Strangely, I’ve never seen anybody clamor for countless scenes of urination in fantasy books despite the fact that urination is even more true to real life than rape is, because literally every person does it and on a daily basis, no less. If an author repeatedly wrote scenes of urination in graphic detail just to be realistic, I doubt that many people would be as willing to defend him/her. Why? Because urination, along with defecation, is widely viewed as disgusting and gross. Well, guess what, rape is also disgusting and gross. But for some reason, many authors just can’t stop themselves from describing it in lurid detail or using it as a plot device.

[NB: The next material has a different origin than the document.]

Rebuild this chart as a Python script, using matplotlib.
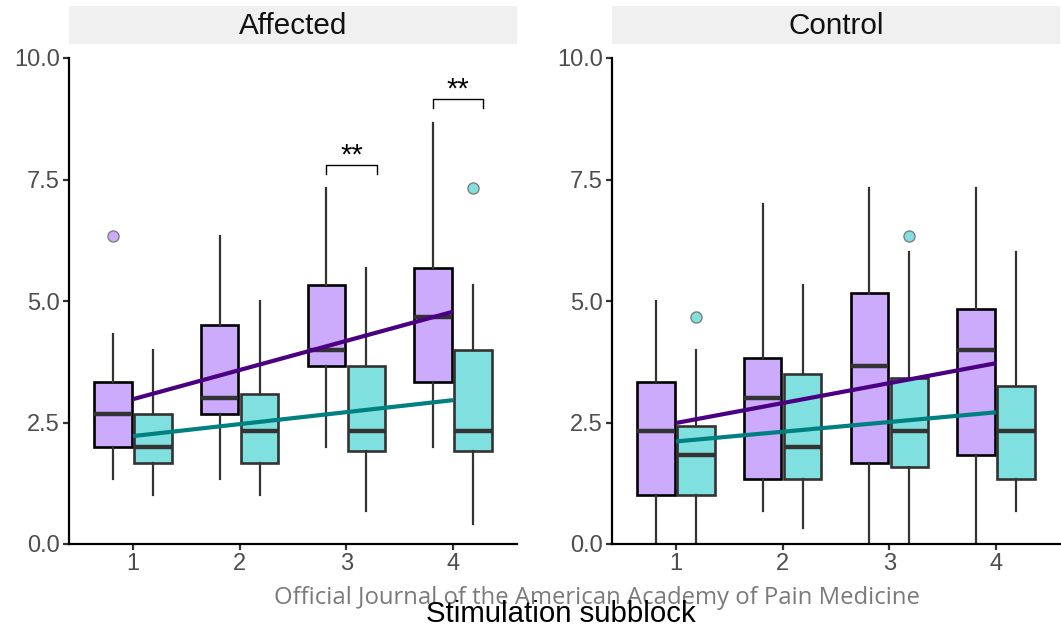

Date: 2013-02-08 09:54 am (UTC)
From: [identity profile] rodentfanatic.livejournal.com
Definitely using the urination example next time someone goes "but realism!"

Date: 2013-02-07 11:59 pm (UTC)
From: [identity profile] lady-fellshot.livejournal.com
Screw that. I know keeping real-world elements is what makes it urban fantasy in the first place, but why can't that be things like taxes, which happen to EVERYONE and yet seem to be so much more rarely mentioned?

Nothing can strike fear and terror into a supernatural community quite like an IRS audit. "Oh you've been collecting revenues from procuring young runaways as vampire food? I hope you have all your receipts in order because you are late on your taxes for the past 50 years. At least. I'm going to need my calculator."